[Stored data entries]
## START

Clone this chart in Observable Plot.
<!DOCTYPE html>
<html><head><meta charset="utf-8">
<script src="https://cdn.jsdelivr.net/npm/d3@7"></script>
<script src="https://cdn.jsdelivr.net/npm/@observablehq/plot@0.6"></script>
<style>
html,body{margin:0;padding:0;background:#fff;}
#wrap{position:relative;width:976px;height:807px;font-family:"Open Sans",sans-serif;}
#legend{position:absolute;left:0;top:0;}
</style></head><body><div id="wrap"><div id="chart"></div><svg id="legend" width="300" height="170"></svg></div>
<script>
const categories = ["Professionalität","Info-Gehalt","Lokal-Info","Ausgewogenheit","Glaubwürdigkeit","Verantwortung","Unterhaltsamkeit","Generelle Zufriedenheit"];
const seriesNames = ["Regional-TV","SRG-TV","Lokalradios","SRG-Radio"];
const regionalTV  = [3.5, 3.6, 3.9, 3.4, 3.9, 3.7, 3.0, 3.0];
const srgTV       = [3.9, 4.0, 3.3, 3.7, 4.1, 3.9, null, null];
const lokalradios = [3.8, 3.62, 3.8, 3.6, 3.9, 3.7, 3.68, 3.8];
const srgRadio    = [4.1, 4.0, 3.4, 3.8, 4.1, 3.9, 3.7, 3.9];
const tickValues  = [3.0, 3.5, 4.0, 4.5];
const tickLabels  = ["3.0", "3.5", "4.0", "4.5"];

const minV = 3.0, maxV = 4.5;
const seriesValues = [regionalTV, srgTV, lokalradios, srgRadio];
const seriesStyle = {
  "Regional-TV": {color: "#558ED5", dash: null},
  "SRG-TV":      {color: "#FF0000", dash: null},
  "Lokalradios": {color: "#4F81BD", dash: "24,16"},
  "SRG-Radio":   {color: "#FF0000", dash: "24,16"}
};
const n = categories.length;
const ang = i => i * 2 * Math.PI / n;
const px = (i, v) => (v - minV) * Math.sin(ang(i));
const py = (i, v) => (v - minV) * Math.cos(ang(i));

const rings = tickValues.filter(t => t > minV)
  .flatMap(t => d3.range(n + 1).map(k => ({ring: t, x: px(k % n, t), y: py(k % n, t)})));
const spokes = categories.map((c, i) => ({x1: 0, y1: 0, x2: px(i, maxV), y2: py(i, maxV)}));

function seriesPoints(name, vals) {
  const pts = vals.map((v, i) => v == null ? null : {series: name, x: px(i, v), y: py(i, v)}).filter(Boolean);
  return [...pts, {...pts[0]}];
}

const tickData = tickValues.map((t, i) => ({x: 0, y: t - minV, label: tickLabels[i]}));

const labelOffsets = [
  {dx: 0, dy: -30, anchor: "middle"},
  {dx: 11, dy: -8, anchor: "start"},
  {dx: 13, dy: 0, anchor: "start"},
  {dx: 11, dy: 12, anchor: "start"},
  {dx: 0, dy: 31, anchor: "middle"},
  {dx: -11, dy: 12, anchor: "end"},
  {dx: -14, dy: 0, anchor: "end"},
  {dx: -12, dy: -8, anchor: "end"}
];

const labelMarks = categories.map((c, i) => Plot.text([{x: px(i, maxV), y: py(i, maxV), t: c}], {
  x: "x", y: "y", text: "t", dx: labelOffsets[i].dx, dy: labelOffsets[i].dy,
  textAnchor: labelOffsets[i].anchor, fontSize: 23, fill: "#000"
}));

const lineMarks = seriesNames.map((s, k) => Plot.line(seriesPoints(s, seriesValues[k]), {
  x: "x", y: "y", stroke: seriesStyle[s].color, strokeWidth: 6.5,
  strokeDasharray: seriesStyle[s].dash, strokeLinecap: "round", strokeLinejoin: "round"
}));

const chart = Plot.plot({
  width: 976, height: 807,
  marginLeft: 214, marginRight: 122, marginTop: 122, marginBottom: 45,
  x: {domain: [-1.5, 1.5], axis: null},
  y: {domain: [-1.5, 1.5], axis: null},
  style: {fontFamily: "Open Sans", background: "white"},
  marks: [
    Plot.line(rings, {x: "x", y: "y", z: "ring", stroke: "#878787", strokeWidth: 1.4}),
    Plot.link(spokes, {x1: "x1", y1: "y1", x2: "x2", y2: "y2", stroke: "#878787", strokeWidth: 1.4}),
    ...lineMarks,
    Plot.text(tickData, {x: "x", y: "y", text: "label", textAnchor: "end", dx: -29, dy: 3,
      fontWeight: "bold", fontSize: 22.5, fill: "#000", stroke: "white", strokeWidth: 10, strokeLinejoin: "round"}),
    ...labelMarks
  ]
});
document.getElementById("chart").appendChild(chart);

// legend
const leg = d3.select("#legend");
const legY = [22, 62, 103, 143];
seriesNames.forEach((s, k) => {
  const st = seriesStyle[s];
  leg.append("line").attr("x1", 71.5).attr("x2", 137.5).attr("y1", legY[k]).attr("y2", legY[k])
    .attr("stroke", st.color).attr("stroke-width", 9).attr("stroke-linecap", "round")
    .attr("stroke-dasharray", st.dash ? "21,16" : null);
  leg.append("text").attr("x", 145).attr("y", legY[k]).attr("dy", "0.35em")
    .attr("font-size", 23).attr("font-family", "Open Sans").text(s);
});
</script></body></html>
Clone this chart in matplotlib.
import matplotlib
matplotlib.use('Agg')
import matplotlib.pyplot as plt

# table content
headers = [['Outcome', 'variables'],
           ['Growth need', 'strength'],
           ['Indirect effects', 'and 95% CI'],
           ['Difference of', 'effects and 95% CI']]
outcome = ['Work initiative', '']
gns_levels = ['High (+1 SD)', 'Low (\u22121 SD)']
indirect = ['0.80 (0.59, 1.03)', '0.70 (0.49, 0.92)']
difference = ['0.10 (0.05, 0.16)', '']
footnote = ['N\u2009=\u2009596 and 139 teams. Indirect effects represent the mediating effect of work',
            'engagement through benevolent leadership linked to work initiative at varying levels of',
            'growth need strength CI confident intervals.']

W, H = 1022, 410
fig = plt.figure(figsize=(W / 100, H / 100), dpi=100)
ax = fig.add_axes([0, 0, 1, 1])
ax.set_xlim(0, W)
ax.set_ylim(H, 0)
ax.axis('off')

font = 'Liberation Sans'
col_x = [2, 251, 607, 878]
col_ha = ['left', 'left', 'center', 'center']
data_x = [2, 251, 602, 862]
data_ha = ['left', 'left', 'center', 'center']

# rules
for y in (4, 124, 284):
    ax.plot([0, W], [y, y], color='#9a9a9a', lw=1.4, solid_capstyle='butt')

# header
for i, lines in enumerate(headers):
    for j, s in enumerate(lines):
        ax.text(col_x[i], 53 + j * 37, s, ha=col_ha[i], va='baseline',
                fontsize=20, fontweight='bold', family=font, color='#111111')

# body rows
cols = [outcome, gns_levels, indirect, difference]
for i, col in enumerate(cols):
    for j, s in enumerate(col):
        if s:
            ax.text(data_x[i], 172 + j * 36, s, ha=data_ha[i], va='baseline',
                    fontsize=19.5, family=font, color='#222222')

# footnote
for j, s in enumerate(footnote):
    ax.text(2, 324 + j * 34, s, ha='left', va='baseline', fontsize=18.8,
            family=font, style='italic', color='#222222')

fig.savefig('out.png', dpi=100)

## END

(WHAT IS BEING ASKED)
Reproduce all data above, unchanged.

(RIGHT ANSWER)
Clone this chart in Observable Plot.
<!DOCTYPE html>
<html><head><meta charset="utf-8">
<script src="https://cdn.jsdelivr.net/npm/d3@7"></script>
<script src="https://cdn.jsdelivr.net/npm/@observablehq/plot@0.6"></script>
<style>
html,body{margin:0;padding:0;background:#fff;}
#wrap{position:relative;width:976px;height:807px;font-family:"Open Sans",sans-serif;}
#legend{position:absolute;left:0;top:0;}
</style></head><body><div id="wrap"><div id="chart"></div><svg id="legend" width="300" height="170"></svg></div>
<script>
const categories = ["Professionalität","Info-Gehalt","Lokal-Info","Ausgewogenheit","Glaubwürdigkeit","Verantwortung","Unterhaltsamkeit","Generelle Zufriedenheit"];
const seriesNames = ["Regional-TV","SRG-TV","Lokalradios","SRG-Radio"];
const regionalTV  = [3.5, 3.6, 3.9, 3.4, 3.9, 3.7, 3.0, 3.0];
const srgTV       = [3.9, 4.0, 3.3, 3.7, 4.1, 3.9, null, null];
const lokalradios = [3.8, 3.62, 3.8, 3.6, 3.9, 3.7, 3.68, 3.8];
const srgRadio    = [4.1, 4.0, 3.4, 3.8, 4.1, 3.9, 3.7, 3.9];
const tickValues  = [3.0, 3.5, 4.0, 4.5];
const tickLabels  = ["3.0", "3.5", "4.0", "4.5"];

const minV = 3.0, maxV = 4.5;
const seriesValues = [regionalTV, srgTV, lokalradios, srgRadio];
const seriesStyle = {
  "Regional-TV": {color: "#558ED5", dash: null},
  "SRG-TV":      {color: "#FF0000", dash: null},
  "Lokalradios": {color: "#4F81BD", dash: "24,16"},
  "SRG-Radio":   {color: "#FF0000", dash: "24,16"}
};
const n = categories.length;
const ang = i => i * 2 * Math.PI / n;
const px = (i, v) => (v - minV) * Math.sin(ang(i));
const py = (i, v) => (v - minV) * Math.cos(ang(i));

const rings = tickValues.filter(t => t > minV)
  .flatMap(t => d3.range(n + 1).map(k => ({ring: t, x: px(k % n, t), y: py(k % n, t)})));
const spokes = categories.map((c, i) => ({x1: 0, y1: 0, x2: px(i, maxV), y2: py(i, maxV)}));

function seriesPoints(name, vals) {
  const pts = vals.map((v, i) => v == null ? null : {series: name, x: px(i, v), y: py(i, v)}).filter(Boolean);
  return [...pts, {...pts[0]}];
}

const tickData = tickValues.map((t, i) => ({x: 0, y: t - minV, label: tickLabels[i]}));

const labelOffsets = [
  {dx: 0, dy: -30, anchor: "middle"},
  {dx: 11, dy: -8, anchor: "start"},
  {dx: 13, dy: 0, anchor: "start"},
  {dx: 11, dy: 12, anchor: "start"},
  {dx: 0, dy: 31, anchor: "middle"},
  {dx: -11, dy: 12, anchor: "end"},
  {dx: -14, dy: 0, anchor: "end"},
  {dx: -12, dy: -8, anchor: "end"}
];

const labelMarks = categories.map((c, i) => Plot.text([{x: px(i, maxV), y: py(i, maxV), t: c}], {
  x: "x", y: "y", text: "t", dx: labelOffsets[i].dx, dy: labelOffsets[i].dy,
  textAnchor: labelOffsets[i].anchor, fontSize: 23, fill: "#000"
}));

const lineMarks = seriesNames.map((s, k) => Plot.line(seriesPoints(s, seriesValues[k]), {
  x: "x", y: "y", stroke: seriesStyle[s].color, strokeWidth: 6.5,
  strokeDasharray: seriesStyle[s].dash, strokeLinecap: "round", strokeLinejoin: "round"
}));

const chart = Plot.plot({
  width: 976, height: 807,
  marginLeft: 214, marginRight: 122, marginTop: 122, marginBottom: 45,
  x: {domain: [-1.5, 1.5], axis: null},
  y: {domain: [-1.5, 1.5], axis: null},
  style: {fontFamily: "Open Sans", background: "white"},
  marks: [
    Plot.line(rings, {x: "x", y: "y", z: "ring", stroke: "#878787", strokeWidth: 1.4}),
    Plot.link(spokes, {x1: "x1", y1: "y1", x2: "x2", y2: "y2", stroke: "#878787", strokeWidth: 1.4}),
    ...lineMarks,
    Plot.text(tickData, {x: "x", y: "y", text: "label", textAnchor: "end", dx: -29, dy: 3,
      fontWeight: "bold", fontSize: 22.5, fill: "#000", stroke: "white", strokeWidth: 10, strokeLinejoin: "round"}),
    ...labelMarks
  ]
});
document.getElementById("chart").appendChild(chart);

// legend
const leg = d3.select("#legend");
const legY = [22, 62, 103, 143];
seriesNames.forEach((s, k) => {
  const st = seriesStyle[s];
  leg.append("line").attr("x1", 71.5).attr("x2", 137.5).attr("y1", legY[k]).attr("y2", legY[k])
    .attr("stroke", st.color).attr("stroke-width", 9).attr("stroke-linecap", "round")
    .attr("stroke-dasharray", st.dash ? "21,16" : null);
  leg.append("text").attr("x", 145).attr("y", legY[k]).attr("dy", "0.35em")
    .attr("font-size", 23).attr("font-family", "Open Sans").text(s);
});
</script></body></html>
Clone this chart in matplotlib.
import matplotlib
matplotlib.use('Agg')
import matplotlib.pyplot as plt

# table content
headers = [['Outcome', 'variables'],
           ['Growth need', 'strength'],
           ['Indirect effects', 'and 95% CI'],
           ['Difference of', 'effects and 95% CI']]
outcome = ['Work initiative', '']
gns_levels = ['High (+1 SD)', 'Low (\u22121 SD)']
indirect = ['0.80 (0.59, 1.03)', '0.70 (0.49, 0.92)']
difference = ['0.10 (0.05, 0.16)', '']
footnote = ['N\u2009=\u2009596 and 139 teams. Indirect effects represent the mediating effect of work',
            'engagement through benevolent leadership linked to work initiative at varying levels of',
            'growth need strength CI confident intervals.']

W, H = 1022, 410
fig = plt.figure(figsize=(W / 100, H / 100), dpi=100)
ax = fig.add_axes([0, 0, 1, 1])
ax.set_xlim(0, W)
ax.set_ylim(H, 0)
ax.axis('off')

font = 'Liberation Sans'
col_x = [2, 251, 607, 878]
col_ha = ['left', 'left', 'center', 'center']
data_x = [2, 251, 602, 862]
data_ha = ['left', 'left', 'center', 'center']

# rules
for y in (4, 124, 284):
    ax.plot([0, W], [y, y], color='#9a9a9a', lw=1.4, solid_capstyle='butt')

# header
for i, lines in enumerate(headers):
    for j, s in enumerate(lines):
        ax.text(col_x[i], 53 + j * 37, s, ha=col_ha[i], va='baseline',
                fontsize=20, fontweight='bold', family=font, color='#111111')

# body rows
cols = [outcome, gns_levels, indirect, difference]
for i, col in enumerate(cols):
    for j, s in enumerate(col):
        if s:
            ax.text(data_x[i], 172 + j * 36, s, ha=data_ha[i], va='baseline',
                    fontsize=19.5, family=font, color='#222222')

# footnote
for j, s in enumerate(footnote):
    ax.text(2, 324 + j * 34, s, ha='left', va='baseline', fontsize=18.8,
            family=font, style='italic', color='#222222')

fig.savefig('out.png', dpi=100)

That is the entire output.